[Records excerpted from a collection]
★ ★ ★ ★

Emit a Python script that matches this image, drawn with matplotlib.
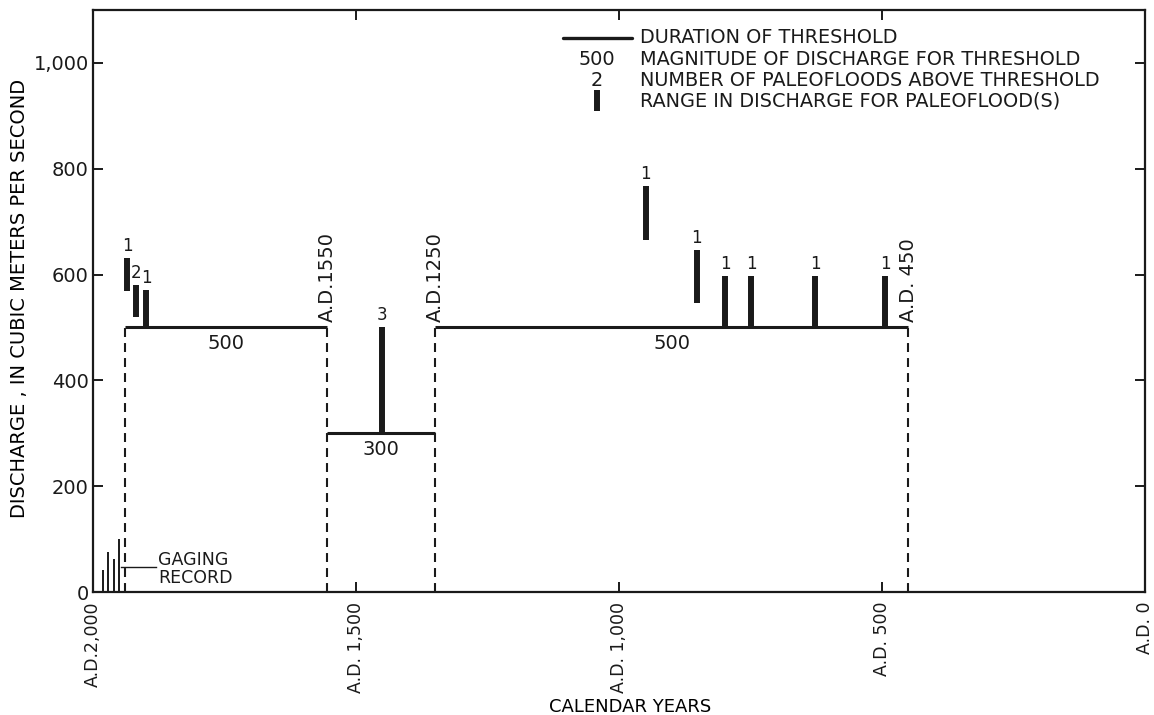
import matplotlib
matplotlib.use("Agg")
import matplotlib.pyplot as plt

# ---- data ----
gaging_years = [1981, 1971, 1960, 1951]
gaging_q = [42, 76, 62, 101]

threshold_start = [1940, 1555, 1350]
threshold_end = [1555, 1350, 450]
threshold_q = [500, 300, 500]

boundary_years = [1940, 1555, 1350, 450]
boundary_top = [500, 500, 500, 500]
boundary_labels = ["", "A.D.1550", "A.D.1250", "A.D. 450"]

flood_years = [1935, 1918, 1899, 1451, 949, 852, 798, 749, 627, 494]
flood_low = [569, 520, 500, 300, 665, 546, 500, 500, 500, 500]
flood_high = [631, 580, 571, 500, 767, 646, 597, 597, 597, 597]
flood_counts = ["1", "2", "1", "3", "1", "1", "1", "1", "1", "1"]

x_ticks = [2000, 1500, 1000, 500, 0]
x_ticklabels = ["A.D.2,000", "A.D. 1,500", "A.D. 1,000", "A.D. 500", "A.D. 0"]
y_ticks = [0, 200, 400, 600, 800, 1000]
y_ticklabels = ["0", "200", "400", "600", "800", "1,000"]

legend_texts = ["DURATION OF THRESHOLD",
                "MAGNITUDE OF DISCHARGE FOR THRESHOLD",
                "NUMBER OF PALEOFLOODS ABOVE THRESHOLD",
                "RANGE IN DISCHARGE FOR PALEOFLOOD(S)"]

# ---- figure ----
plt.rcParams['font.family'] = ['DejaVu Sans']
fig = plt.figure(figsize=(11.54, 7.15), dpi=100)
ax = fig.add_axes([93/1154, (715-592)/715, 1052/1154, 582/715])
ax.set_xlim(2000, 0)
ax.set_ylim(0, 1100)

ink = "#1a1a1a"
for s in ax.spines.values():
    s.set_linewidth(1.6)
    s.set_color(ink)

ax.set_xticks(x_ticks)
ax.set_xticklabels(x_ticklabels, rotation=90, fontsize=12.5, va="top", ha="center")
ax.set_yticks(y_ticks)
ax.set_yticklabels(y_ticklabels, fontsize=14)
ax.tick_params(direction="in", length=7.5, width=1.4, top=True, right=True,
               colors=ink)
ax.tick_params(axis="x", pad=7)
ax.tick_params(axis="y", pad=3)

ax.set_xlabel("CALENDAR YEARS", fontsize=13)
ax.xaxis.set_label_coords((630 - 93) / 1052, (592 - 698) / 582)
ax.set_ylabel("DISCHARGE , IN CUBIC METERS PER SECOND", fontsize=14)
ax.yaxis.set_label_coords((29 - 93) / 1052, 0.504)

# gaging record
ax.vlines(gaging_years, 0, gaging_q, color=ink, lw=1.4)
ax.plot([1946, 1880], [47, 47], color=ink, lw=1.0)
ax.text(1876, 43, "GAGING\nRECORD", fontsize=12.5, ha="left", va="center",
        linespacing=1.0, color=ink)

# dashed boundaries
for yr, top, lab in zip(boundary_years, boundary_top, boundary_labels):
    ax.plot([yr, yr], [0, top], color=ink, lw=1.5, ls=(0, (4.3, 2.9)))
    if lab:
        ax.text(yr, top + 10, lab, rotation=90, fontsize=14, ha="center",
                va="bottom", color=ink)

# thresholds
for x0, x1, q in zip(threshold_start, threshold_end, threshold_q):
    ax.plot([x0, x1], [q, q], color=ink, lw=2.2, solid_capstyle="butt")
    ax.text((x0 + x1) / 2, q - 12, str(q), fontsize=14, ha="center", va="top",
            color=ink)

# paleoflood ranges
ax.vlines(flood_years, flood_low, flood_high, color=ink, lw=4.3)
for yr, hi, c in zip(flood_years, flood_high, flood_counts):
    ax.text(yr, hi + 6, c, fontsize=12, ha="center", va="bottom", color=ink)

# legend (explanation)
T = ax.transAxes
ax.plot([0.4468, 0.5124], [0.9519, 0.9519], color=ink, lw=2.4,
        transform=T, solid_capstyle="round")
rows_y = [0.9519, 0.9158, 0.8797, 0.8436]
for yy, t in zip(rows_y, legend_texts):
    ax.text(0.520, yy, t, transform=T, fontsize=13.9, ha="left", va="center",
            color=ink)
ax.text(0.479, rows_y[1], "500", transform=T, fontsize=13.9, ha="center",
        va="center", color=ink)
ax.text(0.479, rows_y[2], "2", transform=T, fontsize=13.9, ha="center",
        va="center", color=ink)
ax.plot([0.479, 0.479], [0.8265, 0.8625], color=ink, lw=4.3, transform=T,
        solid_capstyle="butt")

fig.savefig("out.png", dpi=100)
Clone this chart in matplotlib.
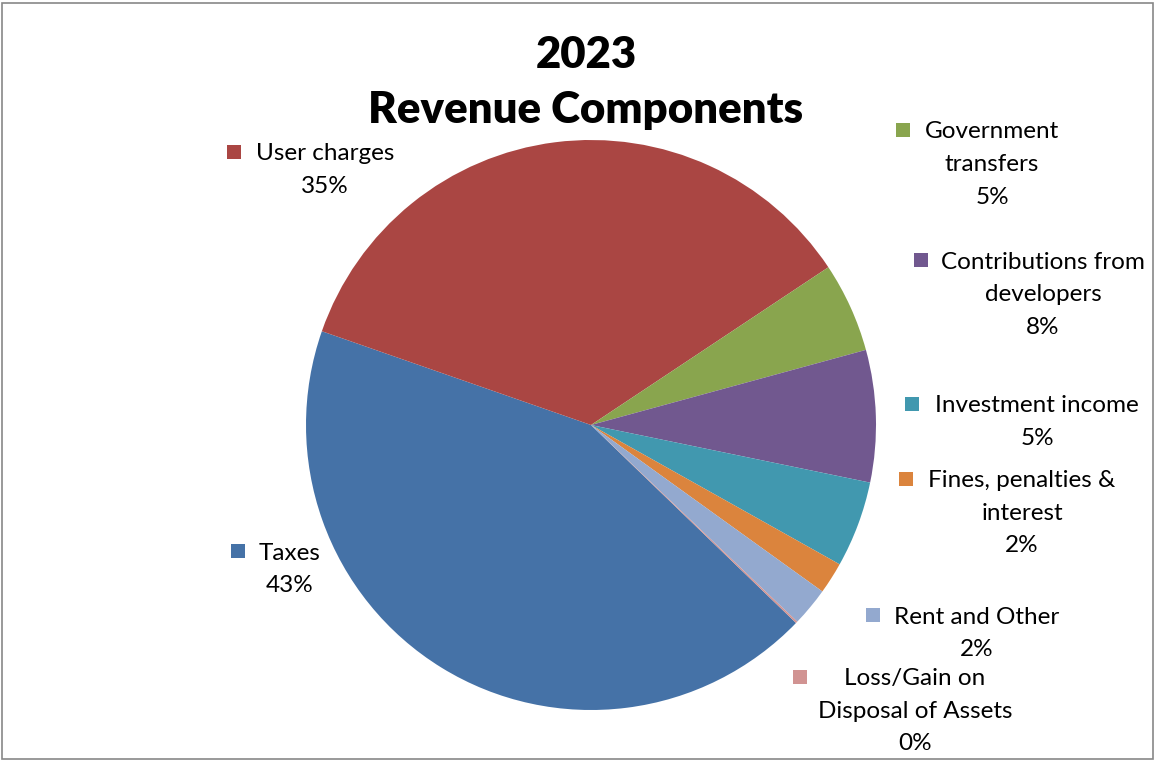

★ ★ ★ ★

■ **WHAT YOU ARE ASKED TO DO**: Copy the material shown above in full and exactly. Skip the pictures.

■ **TASK OUTPUT**:
Emit a Python script that matches this image, drawn with matplotlib.
import matplotlib
matplotlib.use("Agg")
import matplotlib.pyplot as plt

# ---- data ----
gaging_years = [1981, 1971, 1960, 1951]
gaging_q = [42, 76, 62, 101]

threshold_start = [1940, 1555, 1350]
threshold_end = [1555, 1350, 450]
threshold_q = [500, 300, 500]

boundary_years = [1940, 1555, 1350, 450]
boundary_top = [500, 500, 500, 500]
boundary_labels = ["", "A.D.1550", "A.D.1250", "A.D. 450"]

flood_years = [1935, 1918, 1899, 1451, 949, 852, 798, 749, 627, 494]
flood_low = [569, 520, 500, 300, 665, 546, 500, 500, 500, 500]
flood_high = [631, 580, 571, 500, 767, 646, 597, 597, 597, 597]
flood_counts = ["1", "2", "1", "3", "1", "1", "1", "1", "1", "1"]

x_ticks = [2000, 1500, 1000, 500, 0]
x_ticklabels = ["A.D.2,000", "A.D. 1,500", "A.D. 1,000", "A.D. 500", "A.D. 0"]
y_ticks = [0, 200, 400, 600, 800, 1000]
y_ticklabels = ["0", "200", "400", "600", "800", "1,000"]

legend_texts = ["DURATION OF THRESHOLD",
                "MAGNITUDE OF DISCHARGE FOR THRESHOLD",
                "NUMBER OF PALEOFLOODS ABOVE THRESHOLD",
                "RANGE IN DISCHARGE FOR PALEOFLOOD(S)"]

# ---- figure ----
plt.rcParams['font.family'] = ['DejaVu Sans']
fig = plt.figure(figsize=(11.54, 7.15), dpi=100)
ax = fig.add_axes([93/1154, (715-592)/715, 1052/1154, 582/715])
ax.set_xlim(2000, 0)
ax.set_ylim(0, 1100)

ink = "#1a1a1a"
for s in ax.spines.values():
    s.set_linewidth(1.6)
    s.set_color(ink)

ax.set_xticks(x_ticks)
ax.set_xticklabels(x_ticklabels, rotation=90, fontsize=12.5, va="top", ha="center")
ax.set_yticks(y_ticks)
ax.set_yticklabels(y_ticklabels, fontsize=14)
ax.tick_params(direction="in", length=7.5, width=1.4, top=True, right=True,
               colors=ink)
ax.tick_params(axis="x", pad=7)
ax.tick_params(axis="y", pad=3)

ax.set_xlabel("CALENDAR YEARS", fontsize=13)
ax.xaxis.set_label_coords((630 - 93) / 1052, (592 - 698) / 582)
ax.set_ylabel("DISCHARGE , IN CUBIC METERS PER SECOND", fontsize=14)
ax.yaxis.set_label_coords((29 - 93) / 1052, 0.504)

# gaging record
ax.vlines(gaging_years, 0, gaging_q, color=ink, lw=1.4)
ax.plot([1946, 1880], [47, 47], color=ink, lw=1.0)
ax.text(1876, 43, "GAGING\nRECORD", fontsize=12.5, ha="left", va="center",
        linespacing=1.0, color=ink)

# dashed boundaries
for yr, top, lab in zip(boundary_years, boundary_top, boundary_labels):
    ax.plot([yr, yr], [0, top], color=ink, lw=1.5, ls=(0, (4.3, 2.9)))
    if lab:
        ax.text(yr, top + 10, lab, rotation=90, fontsize=14, ha="center",
                va="bottom", color=ink)

# thresholds
for x0, x1, q in zip(threshold_start, threshold_end, threshold_q):
    ax.plot([x0, x1], [q, q], color=ink, lw=2.2, solid_capstyle="butt")
    ax.text((x0 + x1) / 2, q - 12, str(q), fontsize=14, ha="center", va="top",
            color=ink)

# paleoflood ranges
ax.vlines(flood_years, flood_low, flood_high, color=ink, lw=4.3)
for yr, hi, c in zip(flood_years, flood_high, flood_counts):
    ax.text(yr, hi + 6, c, fontsize=12, ha="center", va="bottom", color=ink)

# legend (explanation)
T = ax.transAxes
ax.plot([0.4468, 0.5124], [0.9519, 0.9519], color=ink, lw=2.4,
        transform=T, solid_capstyle="round")
rows_y = [0.9519, 0.9158, 0.8797, 0.8436]
for yy, t in zip(rows_y, legend_texts):
    ax.text(0.520, yy, t, transform=T, fontsize=13.9, ha="left", va="center",
            color=ink)
ax.text(0.479, rows_y[1], "500", transform=T, fontsize=13.9, ha="center",
        va="center", color=ink)
ax.text(0.479, rows_y[2], "2", transform=T, fontsize=13.9, ha="center",
        va="center", color=ink)
ax.plot([0.479, 0.479], [0.8265, 0.8625], color=ink, lw=4.3, transform=T,
        solid_capstyle="butt")

fig.savefig("out.png", dpi=100)
Clone this chart in matplotlib.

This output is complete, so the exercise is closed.